Why do I still check my phone sometimes expecting their name?
It’s a reflex that feels older than logic—like a whispered echo of connection that my body hasn’t quite stopped listening for.
The Café Buzz and the Phone Light
I sat in one of those places that have become familiar third spaces—cafés with a quiet hum, soft lighting that feels like a gentle companion, and the smell of roasted beans lingering in the air like a patina.
The warmth of my cup settled into my palms, but my eyes kept drifting to the phone beside it, as though it might suddenly vibrate with their name. And in that moment, it felt like an old muscle memory—one that reaches before the mind catches up.
The barista called someone else’s order with familiarity and ease. I felt none of that warmth internally. Instead, I felt a pause—a moment of waiting for something that wasn’t coming.
The Reflex of Familiarity
We had patterns—tiny ones, insignificant at the moment but massive in hindsight. A text on slow afternoons. A check-in at random hours with a shared joke. A voice message with a laugh that felt like home.

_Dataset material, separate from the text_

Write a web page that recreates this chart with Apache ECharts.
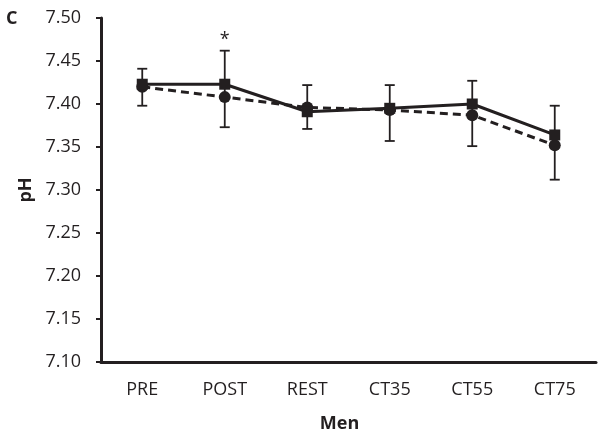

Those patterns are muscle memories now. My brain still registers the absence of the rhythm as a gap, like a blank measure in a song where a note used to be. The phone screen feels heavier for a second, like it’s waiting for an answer that belongs to another time.
In Why Do I Feel Like I Lost Something But Can’t Explain How It Happened?, I talked about how absence sometimes slips in without a clear marker. Here, the absence echoes back in the way my fingers unconsciously reach for a name that no longer appears.
Time Doesn’t Always Reset Habits
Months passed. Weeks folded into each other without text notifications or shared stories. Yet every time the phone lights up, there’s a tiny flinch—a moment where expectation flickers before reality reasserts itself.
It’s not hope exactly. It’s memory. And memory outlasts logic.
When I see someone else’s message pop up, a part of me still wonders—just for a split second—if it’s them. And then the thought dissolves before I even name it to myself.
That’s the strange hold of silent patterns: they don’t disappear because the behavior stops. They disappear when the nervous system finally updates the internal model—and that update can lag years behind reality.
When Quiet Becomes the New Normal
In third places—those in-between spaces that carry history without drama—this habit feels especially tangible. The café corner where sunlight collects. The bench by the river that feels warm in spring. The bookstore aisle glowing with late afternoon light.
These places were part of the shared geography of connection, and though the calls stopped, the internal map still includes their presence like a ghost route.
And that’s why I still check my phone. Not because I think the text will come. Not because I’m waiting consciously. But because the body remembers what the mind sometimes forgets—how it once sounded when their name appeared on the screen.
Quiet Ending
So I still check my phone sometimes expecting their name because the pattern of connection carved itself into habit before it slipped into silence.
The mind carries history in reflexes long after contact has faded, especially when that history wasn’t marked with a clear ending.
And in that quiet moment of reaching for a name that no longer arrives, the memory of what once was still feels present—even in absence.